Charts and diagrams as code

——————

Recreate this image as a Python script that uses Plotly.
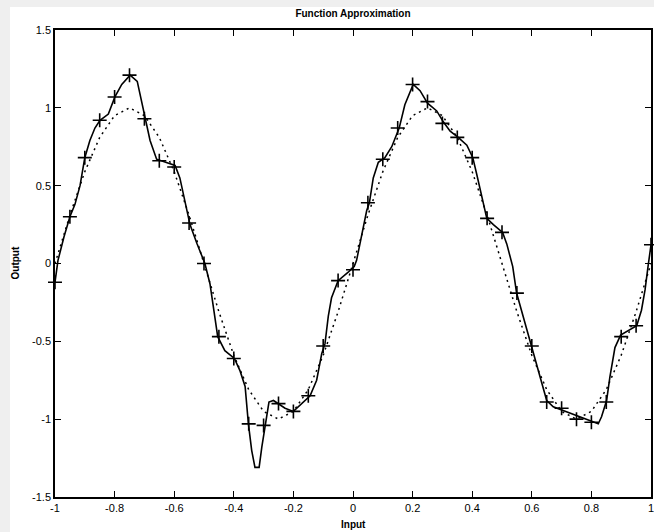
import plotly.graph_objects as go

# Training points (+)
pts_x = [-1.00, -0.95, -0.90, -0.85, -0.80, -0.75, -0.70, -0.65, -0.60, -0.55,
         -0.50, -0.45, -0.40, -0.35, -0.30, -0.25, -0.20, -0.15, -0.10, -0.05,
         0.00, 0.05, 0.10, 0.15, 0.20, 0.25, 0.30, 0.35, 0.40, 0.45,
         0.50, 0.55, 0.60, 0.65, 0.70, 0.75, 0.80, 0.85, 0.90, 0.95, 1.00]
pts_y = [-0.12, 0.30, 0.68, 0.92, 1.07, 1.21, 0.93, 0.66, 0.62, 0.26,
         0.00, -0.47, -0.61, -1.03, -1.04, -0.90, -0.95, -0.85, -0.53, -0.11,
         -0.04, 0.39, 0.67, 0.87, 1.15, 1.04, 0.90, 0.81, 0.68, 0.29,
         0.20, -0.19, -0.53, -0.89, -0.93, -1.00, -1.02, -0.89, -0.47, -0.40, 0.12]

# Target function (dotted)
target_y = [0.00, 0.31, 0.59, 0.81, 0.95, 1.00, 0.95, 0.81, 0.59, 0.31,
            0.00, -0.31, -0.59, -0.81, -0.95, -1.00, -0.95, -0.81, -0.59, -0.31,
            0.00, 0.31, 0.59, 0.81, 0.95, 1.00, 0.95, 0.81, 0.59, 0.31,
            0.00, -0.31, -0.59, -0.81, -0.95, -1.00, -0.95, -0.81, -0.59, -0.31, 0.00]

# Network output (solid)
net_x = [-1.000, -0.990, -0.970, -0.950, -0.933, -0.916, -0.900, -0.883, -0.866, -0.849,
         -0.821, -0.799, -0.776, -0.748, -0.724, -0.698, -0.681, -0.659, -0.631, -0.597,
         -0.581, -0.564, -0.547, -0.524, -0.497, -0.480, -0.469, -0.454, -0.430, -0.398,
         -0.379, -0.362, -0.351, -0.340, -0.329, -0.315, -0.306, -0.295, -0.282, -0.267,
         -0.250, -0.228, -0.200, -0.172, -0.144, -0.122, -0.105, -0.094, -0.083, -0.072,
         -0.050, -0.016, 0.004, 0.012, 0.029, 0.046, 0.055, 0.068, 0.085, 0.107,
         0.130, 0.155, 0.174, 0.202, 0.225, 0.250, 0.281, 0.303, 0.326, 0.353,
         0.382, 0.402, 0.415, 0.432, 0.449, 0.471, 0.502, 0.516, 0.536, 0.549,
         0.571, 0.600, 0.628, 0.650, 0.672, 0.700, 0.728, 0.756, 0.784, 0.807,
         0.823, 0.834, 0.851, 0.862, 0.879, 0.898, 0.924, 0.952, 0.968, 0.980,
         0.990, 1.000]
net_y = [-0.12, 0.02, 0.17, 0.30, 0.38, 0.50, 0.68, 0.79, 0.87, 0.92,
         0.96, 1.07, 1.15, 1.21, 1.17, 0.94, 0.79, 0.67, 0.65, 0.63,
         0.55, 0.40, 0.25, 0.13, 0.00, -0.13, -0.28, -0.47, -0.56, -0.61,
         -0.69, -0.79, -1.03, -1.20, -1.31, -1.31, -1.18, -1.04, -0.89, -0.88,
         -0.90, -0.93, -0.95, -0.90, -0.85, -0.75, -0.58, -0.515, -0.34, -0.22,
         -0.11, -0.056, -0.02, 0.02, 0.17, 0.34, 0.39, 0.55, 0.65, 0.68,
         0.75, 0.87, 1.02, 1.15, 1.11, 1.03, 0.98, 0.91, 0.85, 0.81,
         0.76, 0.68, 0.575, 0.425, 0.29, 0.25, 0.20, 0.126, -0.02, -0.19,
         -0.34, -0.53, -0.73, -0.88, -0.92, -0.94, -0.96, -0.985, -1.00, -1.02,
         -1.03, -0.985, -0.88, -0.73, -0.54, -0.46, -0.43, -0.40, -0.30, -0.17,
         -0.02, 0.12]

x_ticks = [-1, -0.8, -0.6, -0.4, -0.2, 0, 0.2, 0.4, 0.6, 0.8, 1]
x_tick_text = ["-1", "-0.8", "-0.6", "-0.4", "-0.2", "0", "0.2", "0.4", "0.6", "0.8", "1"]
y_ticks = [-1.5, -1, -0.5, 0, 0.5, 1, 1.5]
y_tick_text = ["-1.5", "-1", "-0.5", "0", "0.5", "1", "1.5"]

fig = go.Figure()
fig.add_trace(go.Scatter(x=pts_x, y=target_y, mode="lines",
                         line=dict(color="black", width=1.5, dash="2px,4px"),
                         showlegend=False))
fig.add_trace(go.Scatter(x=net_x, y=net_y, mode="lines",
                         line=dict(color="black", width=1.6),
                         showlegend=False))
fig.add_trace(go.Scatter(x=pts_x, y=pts_y, mode="markers",
                         marker=dict(symbol="cross-thin", size=10,
                                     line=dict(color="black", width=1.6)),
                         showlegend=False, cliponaxis=False))

L, R, T, B = 55, 3, 30, 35
W, H = 654, 532
pw, ph = W - L - R, H - T - B

font_title = dict(family="Liberation Sans", size=10, color="black")
axis_common = dict(showgrid=False, zeroline=False, showline=True, linecolor="black",
                   linewidth=1.5, mirror="ticks", ticks="inside", ticklen=6,
                   tickwidth=1.2, tickcolor="black", automargin=False,
                   ticklabeloverflow="allow",
                   tickfont=dict(family="Liberation Sans", size=11, color="black"))

fig.update_layout(
    width=W, height=H,
    margin=dict(l=L, r=R, t=T, b=B, autoexpand=False),
    paper_bgcolor="white", plot_bgcolor="white",
    title=dict(text="<b>Function Approximation</b>", x=(L + pw / 2) / W, xanchor="center",
               y=1 - 13 / H, yanchor="middle", font=font_title),
    xaxis=dict(range=[-1, 1], tickvals=x_ticks, ticktext=x_tick_text, **axis_common),
    yaxis=dict(range=[-1.5, 1.5], tickvals=y_ticks, ticktext=y_tick_text, **axis_common),
    annotations=[
        dict(text="<b>Input</b>", xref="paper", yref="paper", x=0.5, y=-(524 - (H - B)) / ph,
             xanchor="center", yanchor="middle", showarrow=False, font=font_title),
        dict(text="<b>Output</b>", xref="paper", yref="paper", x=-(L - 15) / pw, y=0.5,
             xanchor="center", yanchor="middle", showarrow=False, textangle=-90,
             font=font_title),
    ],
    shapes=[
        dict(type="rect", xref="paper", yref="paper", layer="below",
             x0=-L / pw, x1=(W - L) / pw, y0=1 + (T - 7) / ph, y1=1 + T / ph,
             fillcolor="#efefef", line=dict(width=0)),
        dict(type="rect", xref="paper", yref="paper", layer="below",
             x0=-L / pw, x1=-(L - 10) / pw, y0=-B / ph, y1=1 + T / ph,
             fillcolor="#efefef", line=dict(width=0)),
    ],
)

fig.write_html("out.html", config={"displayModeBar": False},
               post_script="document.body.style.margin='0px';document.body.style.overflow='hidden';")
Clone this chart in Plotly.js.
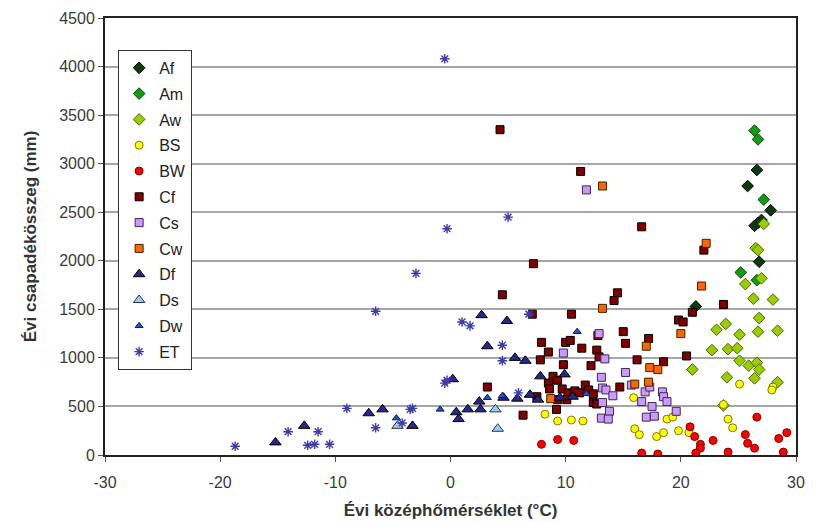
<!DOCTYPE html>
<html><head><meta charset="utf-8">
<script src="https://cdn.plot.ly/plotly-3.0.1.min.js"></script>
<style>body{margin:0;background:#fff}#c{width:816px;height:522px}</style>
</head><body><div id="c"></div>
<script>
const classNames = ["Af","Am","Aw","BS","BW","Cf","Cs","Cw","Df","Ds","Dw","ET"];

const xTickVals = [-30,-20,-10,0,10,20,30];
const xTickText = ["-30","-20","-10","0","10","20","30"];

const afX = [26.6,25.8,27.8,27.0,26.7,26.4,26.8,21.3];
const afY = [2935,2770,2520,2420,2390,2360,1990,1530];

const amX = [26.4,26.7,27.2,25.2,26.6];
const amY = [3340,3250,2630,1880,1800];

const awX = [27.2,26.5,26.7,27.0,25.6,26.3,28.0,26.8,23.9,23.1,25.1,26.7,28.4,22.7,24.1,24.9,25.1,25.9,26.6,26.8,21.0,24.0,26.4,28.4,23.7];
const awY = [2380,2130,2110,1820,1760,1610,1600,1410,1350,1290,1240,1270,1280,1080,1090,1100,970,920,950,880,880,800,790,750,510];

const bsX = [8.2,9.3,10.5,11.5,15.9,18.8,19.3,16.0,16.4,17.9,18.5,19.8,20.7,25.1,28.0,27.9,23.7,24.1,24.5];
const bsY = [420,350,360,350,590,370,390,270,210,190,230,250,230,730,700,670,520,370,280];

const bwX = [7.9,9.3,10.7,16.6,18.0,20.8,21.2,21.7,21.7,21.3,22.8,24.1,25.6,25.8,26.4,28.5,29.2,28.9,26.6];
const bwY = [110,160,150,20,10,290,190,110,70,20,150,30,210,120,70,170,230,30,390];

const cfX = [4.3,11.3,7.2,4.5,14.5,14.2,16.6,22.0,23.7,21.0,19.8,20.2,20.5,10.5,15.0,15.2,17.2,12.8,10.0,10.4,11.4,12.7,12.9,16.2,18.5,12.2,9.8,7.1,7.9,8.5,7.8,8.9,9.3,8.5,8.6,3.2,9.7,10.2,10.8,11.2,11.7,12.0,10.1,9.2,6.3,9.3,12.4,12.4,14.7,12.7,7.5];
const cfY = [3350,2920,1970,1650,1670,1590,2350,2110,1550,1470,1390,1370,1020,1450,1270,1150,1200,1230,1160,1180,1100,1080,1010,980,960,920,930,1450,1160,1060,980,810,770,740,680,700,680,640,660,640,720,670,570,470,410,570,540,630,700,525,600];

const csX = [11.8,9.8,12.9,13.4,15.2,13.1,13.2,13.5,14.1,15.7,16.9,17.3,18.4,18.5,18.8,13.2,16.6,17.5,19.6,13.8,13.1,13.7,17.0,17.7];
const csY = [2730,1050,1250,990,850,800,690,670,610,720,650,700,650,600,550,540,550,500,450,450,380,370,390,400];

const cwX = [13.2,22.2,21.8,13.2,17.0,20.0,17.3,18.0,16.0,17.2,8.7];
const cwY = [2770,2180,1740,1510,1120,1250,900,880,730,750,580];

const dfX = [-15.2,-12.7,-7.1,-5.9,-3.3,0.2,0.5,0.7,1.5,2.5,2.6,2.7,4.9,3.2,5.6,6.5,7.8,9.9,4.6,5.8,6.9,7.6,9.5,10.6];
const dfY = [130,300,430,470,300,780,440,370,470,550,470,1440,1380,1120,1000,970,810,830,590,580,620,570,590,600];

const dsX = [-4.6,3.9,4.1];
const dsY = [300,470,270];

const dwX = [-4.7,-0.9,3.2,4.5,11.0,11.8];
const dwY = [380,470,590,610,1270,630];

const etX = [-18.7,-14.1,-12.4,-11.8,-10.5,-11.5,-9.0,-6.5,-6.5,-4.2,-3.5,-3.3,-3.0,-0.5,-0.3,-0.5,-0.3,1.0,1.7,4.5,4.5,5.0,5.9,6.8];
const etY = [90,240,100,110,110,240,480,280,1480,330,470,480,1870,740,770,4080,2330,1370,1330,1130,970,2450,640,1450];

const xs = [afX,amX,awX,bsX,bwX,cfX,csX,cwX,dfX,dsX,dwX,etX];
const ys = [afY,amY,awY,bsY,bwY,cfY,csY,cwY,dfY,dsY,dwY,etY];

const styles = [
  {symbol:"diamond", color:"#0b3d0b", size:9, line:"#000000", w:1},
  {symbol:"diamond", color:"#139a13", size:9, line:"#0a4a0a", w:1},
  {symbol:"diamond", color:"#9acd00", size:9, line:"#4d6600", w:1},
  {symbol:"circle", color:"#ffff00", size:8, line:"#7a7a00", w:1},
  {symbol:"circle", color:"#ff0000", size:8, line:"#800000", w:1},
  {symbol:"square", color:"#800000", size:8, line:"#000000", w:1},
  {symbol:"square", color:"#cc99ff", size:8, line:"#3a2a50", w:1},
  {symbol:"square", color:"#ff6600", size:8, line:"#402000", w:1},
  {symbol:"triangle-up", color:"#28288c", size:10, line:"#000000", w:1},
  {symbol:"triangle-up", color:"#99ccff", size:10, line:"#333333", w:1},
  {symbol:"triangle-up", color:"#2255cc", size:7, line:"#0a1a50", w:1},
  {symbol:"asterisk-open", color:"#3c3ca8", size:8, line:"#3c3ca8", w:1.4}
];

const traces = classNames.map((n,i)=>({
  type:"scatter", mode:"markers", name:n, x:xs[i], y:ys[i], legendgroup:n,
  marker:{symbol:styles[i].symbol, size:styles[i].size, color:styles[i].color,
          line:{color:styles[i].line, width:styles[i].w}}
}));

const font = "Arial, 'Liberation Sans', sans-serif";
const layout = {
  width:816, height:522,
  margin:{l:105, r:20, t:18, b:67},
  paper_bgcolor:"#ffffff", plot_bgcolor:"#ffffff",
  showlegend:true,
  legend:{x:0.019, y:0.927, xanchor:"left", yanchor:"top", bgcolor:"#ffffff",
          bordercolor:"#333333", borderwidth:1, tracegroupgap:2, itemwidth:30,
          font:{family:font, size:16, color:"#222222"}},
  xaxis:{range:[-30,30], tickmode:"array", tickvals:xTickVals, ticktext:xTickText,
         ticks:"outside", ticklen:5, tickcolor:"#555", ticklabelstandoff:7,
         showgrid:false, zeroline:false, showline:true, linecolor:"#222", linewidth:2, mirror:true,
         tickfont:{family:font, size:16, color:"#3a3a3a"},
         title:{text:"<b>Évi középhőmérséklet (°C)</b>", font:{family:font, size:17, color:"#333"}, standoff:14}},
  yaxis:{range:[0,4500], dtick:500, tick0:0, ticks:"outside", ticklen:5, tickcolor:"#555",
         showgrid:true, gridcolor:"#a6a6a6", gridwidth:2, zeroline:false,
         showline:true, linecolor:"#222", linewidth:2, mirror:true,
         tickfont:{family:font, size:16, color:"#3a3a3a"},
         title:{text:"<b>Évi csapadékösszeg (mm)</b>", font:{family:font, size:17, color:"#333"}, standoff:18}}
};
Plotly.newPlot("c", traces, layout, {staticPlot:true});
</script></body></html>
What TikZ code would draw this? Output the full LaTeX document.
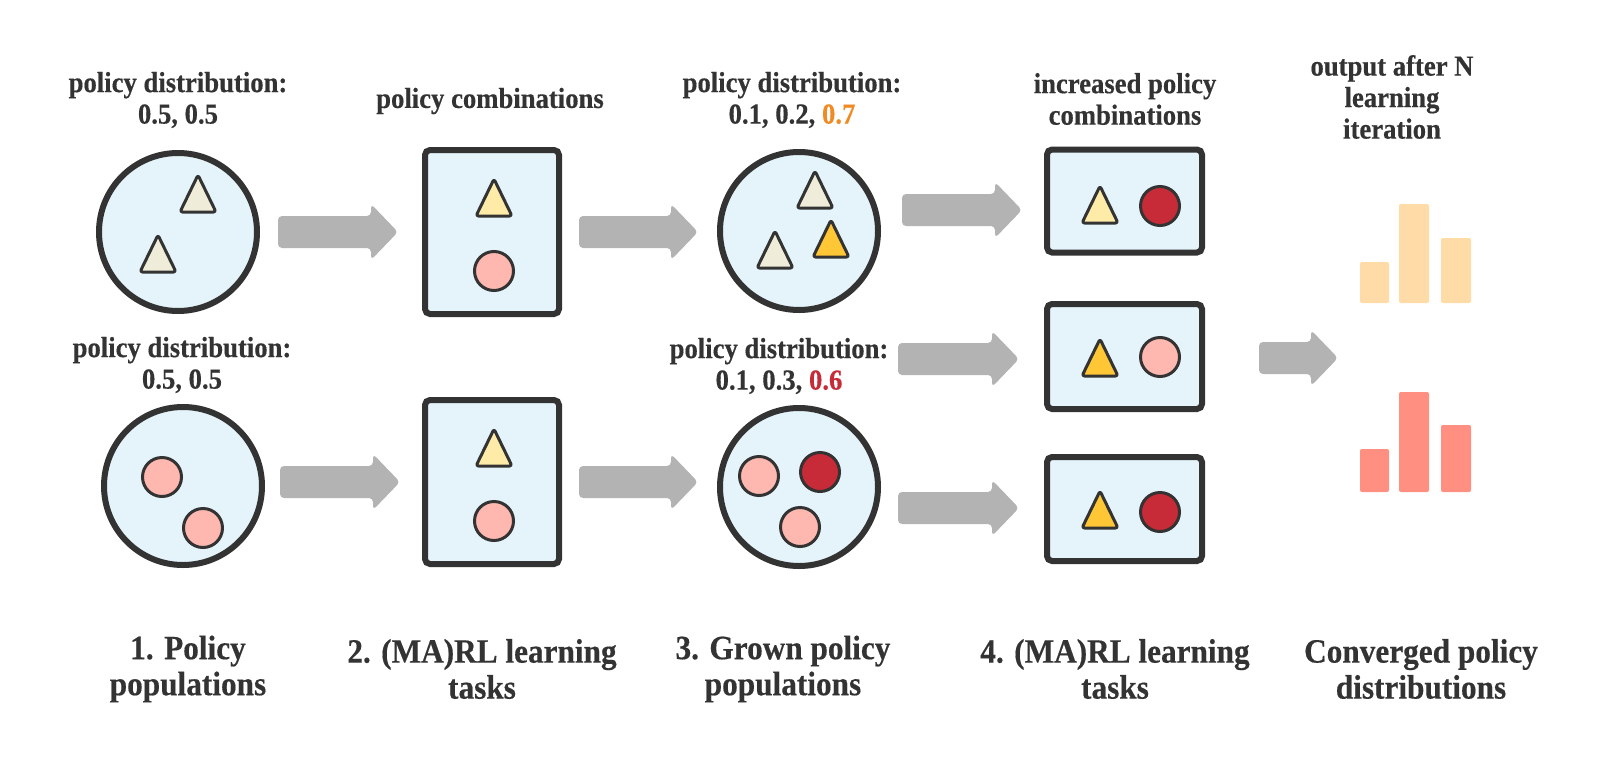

——————

Copy every line above in which the string "this" shows up.

Recreate this image as a Python script that uses Plotly.
Clone this chart in Plotly.js.
What TikZ code would draw this? Output the full LaTeX document.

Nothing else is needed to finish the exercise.